Thoughts about books, politics and history (personal and otherwise), pictures I've taken and pictures I've edited.

Tuesday, February 27, 2007

The Inheritance of Loss by Kiran Desai


I’m having a hard time finding what to say about this novel. The blurbs are so glowing that I feel like a dummy for not really liking it. And I’m also at this point not sure why because I read the first 100 pages and loved it, but somehow once the rhythm of the novel was established, it became predictable. The characters became predictable and the action less and less interesting.

The setting is the town of Kalimpong in the Darjeeling district of India, near the borders of Tibet, Nepal, Bhutan and Sikkim. The Himalayan peak, Mount Kanchenjunga, soars over the area—and the novel. The historical focus is the rebellion of the Nepalese who believe the territory actually belongs to them and launch a takeover and occupation of the area which forces all the non-Nepalese to understand what it’s like to be the underdog. And maybe being the underdog is the major theme of the novel.

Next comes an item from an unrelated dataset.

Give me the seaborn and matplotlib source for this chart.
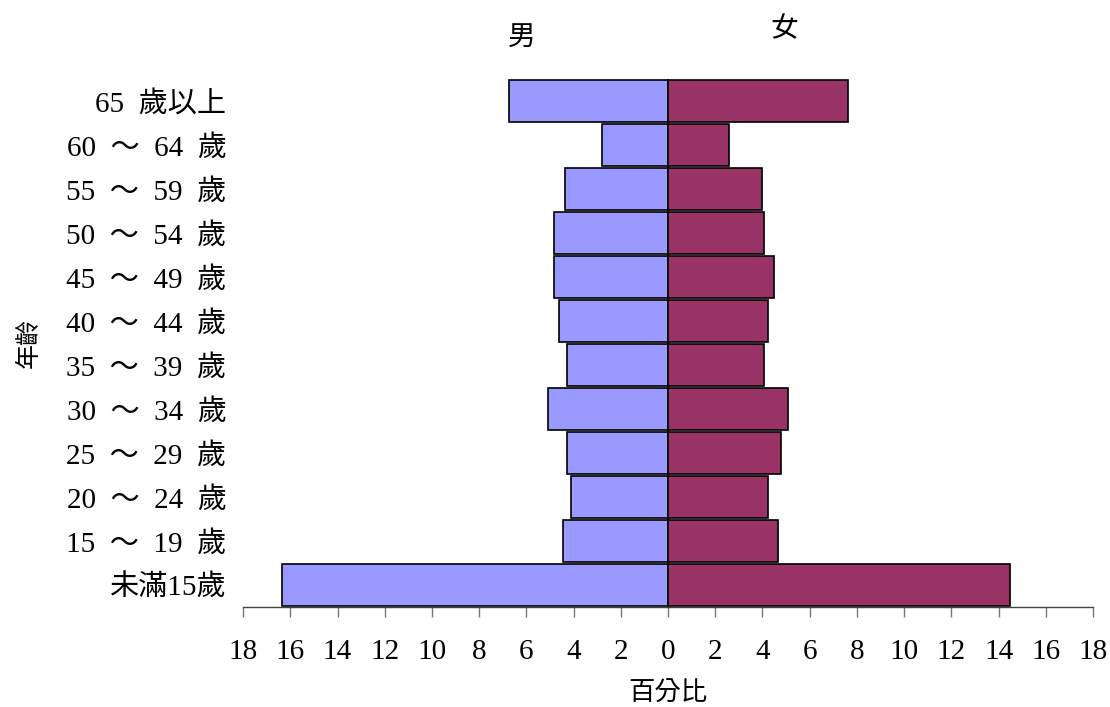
import matplotlib
matplotlib.use("Agg")
import matplotlib.pyplot as plt
import seaborn as sns
import numpy as np
import pandas as pd

# Age groups, top to bottom
age_groups = ["65  歲以上", "60  ～  64  歲", "55  ～  59  歲", "50  ～  54  歲", "45  ～  49  歲",
              "40  ～  44  歲", "35  ～  39  歲", "30  ～  34  歲", "25  ～  29  歲", "20  ～  24  歲",
              "15  ～  19  歲", "未滿15歲"]
# Share of population (%)
male_pct = [6.72, 2.81, 4.35, 4.84, 4.84, 4.61, 4.28, 5.07, 4.28, 4.11, 4.44, 16.36]
female_pct = [7.64, 2.60, 3.98, 4.07, 4.48, 4.24, 4.08, 5.06, 4.80, 4.24, 4.65, 14.48]
x_ticks = [-18, -16, -14, -12, -10, -8, -6, -4, -2, 0, 2, 4, 6, 8, 10, 12, 14, 16, 18]

sns.set_style("white")
plt.rcParams["font.family"] = ["Liberation Serif", "Noto Sans CJK TC", "DejaVu Sans"]
plt.rcParams["text.color"] = "black"
plt.rcParams["axes.labelcolor"] = "black"
plt.rcParams["xtick.color"] = "black"
plt.rcParams["ytick.color"] = "black"

df = pd.DataFrame({"age": age_groups, "male": male_pct, "female": female_pct})
df["male_neg"] = -df["male"]

fig = plt.figure(figsize=(11.1, 7.07), dpi=100)
ax = fig.add_axes([0.219, 0.1414, 0.7657, 0.7467])

bar_kw = dict(orient="h", width=0.96, edgecolor="black", linewidth=1.2, saturation=1, ax=ax)
sns.barplot(data=df, x="male_neg", y="age", order=age_groups, color="#9999FF", **bar_kw)
sns.barplot(data=df, x="female", y="age", order=age_groups, color="#993366", **bar_kw)

ax.axvline(0, color="black", lw=1.0, zorder=0.5)

ax.set_xlim(-18, 18)
ax.set_ylim(len(age_groups) - 0.5, -0.5)
ax.set_xticks(x_ticks)
ax.set_xticklabels([str(abs(t)) for t in x_ticks], fontsize=21)
ax.tick_params(axis="x", bottom=True, direction="out", length=7, width=1.0,
               color="#777777", labelcolor="black", pad=16)
ax.tick_params(axis="y", left=False, length=0, pad=12, labelsize=21, labelcolor="black")

for side in ["top", "right", "left"]:
    ax.spines[side].set_visible(False)
ax.spines["bottom"].set_color("#444444")
ax.spines["bottom"].set_linewidth(1.0)

ax.set_xlabel("百分比", fontsize=19, labelpad=12)
ax.set_ylabel("年齡", fontsize=18)
ax.yaxis.set_label_coords(-0.238, 0.5)

# Sex headings above the bars
ax.text(-6.2, 1.078, "男", transform=ax.get_xaxis_transform(), ha="center", va="center", fontsize=20)
ax.text(4.9, 1.092, "女", transform=ax.get_xaxis_transform(), ha="center", va="center", fontsize=20)

fig.savefig("out.png", dpi=100)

The characters are marvelous and clearly account for the power of the novel. Desai not only has the characters interact in the present but traces their pasts to help the reader understand their presents. There’s the grandfather who came from humble origins and was smart enough to get sent to England to be educated and who came back on the eve of independence to become one of the Indians pushed ahead in the Civil Service with the departure of the English. He is a judge. His experience in England though causes him to find the Indians inferior in every way. He hates the English for looking down on dark-skinned people but he hates the Indians who are not as “English” as he is—he takes this out on the wife he married before he want to England and who interferes with his powder puff—clearly used to make his skin lighter. There’s the cook who sends his son to America and Biju, the son, who scrounges from one restaurant kitchen to another in NYC, hating it and not getting ahead. There’s Sai, the judge’s granddaughter, orphaned when her parents—her father is a budding astronaut—are killed in a Moscow traffic accident, who goes to live with the judge. And her boyfriend who’s Nepalese…. A host of minor characters are beautifully drawn.

The plot is fairly predictable, the themes are gigantic—racial and ethnic prejudices that form a mesh around the characters—nothing so simple as one difference in race or color or religion and the violence, both personal and political that results.